Bill Nye: Alicia, that is fantastic. Notice that in English we don't have any other word for time except time. It's unique. It's this wild fourth dimension in nature. This is one dimension, this is one detention, this is one dimension and time is the fourth dimension. And we call it the fourth dimension not just in theoretical physics but in engineering. I worked on four dimensional auto pilots so you tell where you want to go and what altitude it is above sea level and then when you want to get there. Like you can't get there at any time. We have a whole bunch of other words. We have appointments. We have morning, afternoon, evening, noon time. We have a whole bunch of words describing periods of time, but when it comes to actual time we just have this one word it's a strange and surprising thing.

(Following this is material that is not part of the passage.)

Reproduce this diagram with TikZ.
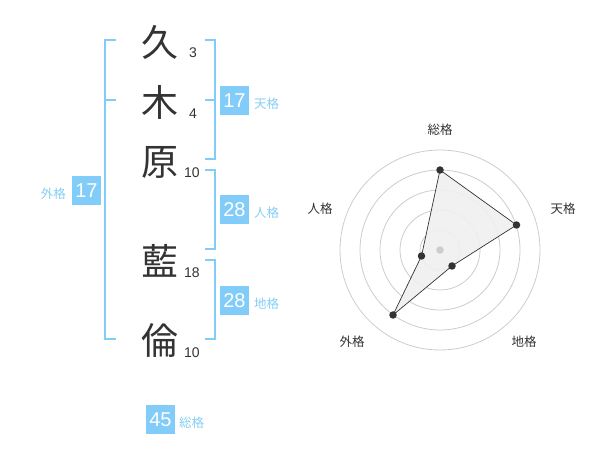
\documentclass[tikz,border=0pt]{standalone}
\usepackage{fontspec}
\usetikzlibrary{calc}
\setmainfont{Liberation Sans}
\newfontfamily\jp{Noto Sans CJK JP}
\definecolor{kblue}{HTML}{81CCF8}
\definecolor{klabel}{HTML}{86CDF5}
\definecolor{kdark}{HTML}{333333}
\definecolor{kgrid}{HTML}{CCCCCC}
\definecolor{kfill}{HTML}{F0F0F0}
\begin{document}
\begin{tikzpicture}[x=1pt,y=-1pt,
  kanji/.style={font=\jp\fontsize{37}{37}\selectfont, text=kdark, inner sep=0pt},
  strokes/.style={font=\fontsize{14}{14}\selectfont, text=kdark, inner sep=0pt},
  numbox/.style={fill=kblue, text=white, minimum width=29pt, minimum height=29pt, inner sep=0pt, font=\fontsize{20}{20}\selectfont},
  kaku/.style={font=\jp\fontsize{12.5}{12.5}\selectfont, text=klabel, inner sep=0pt},
  brk/.style={draw=kblue, line width=2pt},
  grid/.style={draw=kgrid, line width=0.8pt},
  rlabel/.style={font=\jp\fontsize{12.5}{12.5}\selectfont, text=kdark, inner sep=0pt},
  dot/.style={circle, fill=kdark, inner sep=0pt, minimum size=7.5pt}]
\useasboundingbox (0,0) rectangle (600,470);
% kanji
\node[kanji] (k1) at (160,42) {久};
\node[kanji] (k2) at (160,102) {木};
\node[kanji] (k3) at (160,162) {原};
\node[kanji] (k4) at (160,261) {藍};
\node[kanji] (k5) at (160,341) {倫};
\node[strokes] (s1) at (193,52.5) {3};
\node[strokes] (s2) at (193,113.5) {4};
\node[strokes] (s3) at (192,172.5) {10};
\node[strokes] (s4) at (192,272.5) {18};
\node[strokes] (s5) at (192,352.5) {10};
% brackets
\draw[brk] (116,40) -- (105,40) -- (105,339.5) -- (116,339.5);
\draw[brk] (105,100) -- (116,100);
\draw[brk] (205,40) -- (214.5,40) -- (214.5,159.5) -- (205,159.5);
\draw[brk] (205,100) -- (214.5,100);
\draw[brk] (205,170) -- (214.5,170) -- (214.5,249.5) -- (205,249.5);
\draw[brk] (205,260) -- (214.5,260) -- (214.5,339.5) -- (205,339.5);
% boxes
\node[numbox] (ten) at (234.5,100.5) {17};
\node[kaku, anchor=west] (tenl) at (254,104) {天格};
\node[numbox] (jin) at (234.5,209.5) {28};
\node[kaku, anchor=west] (jinl) at (254,213) {人格};
\node[numbox] (chi) at (234.5,300.5) {28};
\node[kaku, anchor=west] (chil) at (254,304) {地格};
\node[numbox] (gai) at (86.5,190.5) {17};
\node[kaku, anchor=east] (gail) at (66,194) {外格};
\node[numbox] (sou) at (160.5,419.5) {45};
\node[kaku, anchor=west] (soul) at (179,422.5) {総格};
% radar
\coordinate (c) at (440,250);
\foreach \r in {20,40,60,80,100} \draw[grid] (c) circle[radius=\r];
\coordinate (p1) at ($(c)+(0,-80)$);
\coordinate (p2) at ($(c)+(76.5,-25)$);
\coordinate (p3) at ($(c)+(12,16)$);
\coordinate (p4) at ($(c)+(-47,65)$);
\coordinate (p5) at ($(c)+(-18.5,6)$);
\filldraw[fill=kfill, fill opacity=0.9, draw=kdark, line width=0.7pt] (p1) -- (p2) -- (p3) -- (p4) -- (p5) -- cycle;
\node[circle, fill=kgrid, inner sep=0pt, minimum size=7.5pt] (cd) at (c) {};
\foreach \p in {p1,p2,p3,p4,p5} \node[dot] (d\p) at (\p) {};
\node[rlabel] (r1) at (440,130) {総格};
\node[rlabel] (r2) at (563,208.5) {天格};
\node[rlabel] (r3) at (524,342) {地格};
\node[rlabel] (r4) at (352,342) {外格};
\node[rlabel] (r5) at (320,208.5) {人格};
\end{tikzpicture}
\end{document}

So along this line, in my opinion, which as you know is correct, I'm kidding, in my opinion time is both subjective and objective. What we do in science and engineering and in life, astronomy, is measure time as carefully as we can because it's so important to our every day world. You go to plant crops you want to know when to plant of them. You want to know when to harvest them. If you want to have a global positioning system that enables you to determine which side of the street you're on from your phone you need to take into account both the traditional passage of time that you might be familiar with watching a clock here on the earth's surface and the passage of time as it's affected by the speed of the spacecraft and the passage of time as it's affected by the gravity of the earth itself, both special and general relativity. It's astonishing.
So, we work very hard to measure time with all sorts of extraordinary clocks, but there is no question with our brains, which are wet chemical computers, we lose track of time. Sometimes it feels short, sometimes it feels long and it's just the nature I think of being constrained by measuring time with our brains. This is why we build instruments to measure time outside of ourselves externally. But it is a great question. And then the whole idea of science really started with this thing people used to call natural philosophy. And when you throw in the word philosophy for me you start asking this question like can you know anything, let alone what time it is or how long it's been since something happened or when something will happen in the future or whether or not it will happen at all, these are philosophical questions. I feel that you can get yourself pretty spun up in saying to yourself there's no way to know anything. Philosophically you can't know anything. On the other hand, it seems to me we can know a great deal objectively about nature and that includes time and it's passage.
One last thought Alicia, when I think about my grandfather he had no idea, no understanding of relativity. Not because he was a bad person, because no one had discovered it yet. And so I just wonder what else it is about the nature of time or the nature of what physicists, astrophysicists like to call space time where you talk about these four dimensions at once X, Y, Z, and T. I cannot help but wonder there is something else undiscovered about time and perhaps you and I will be alive, not much more time will have passed before this discovery is made. Carry on. Excellent question. Thank you.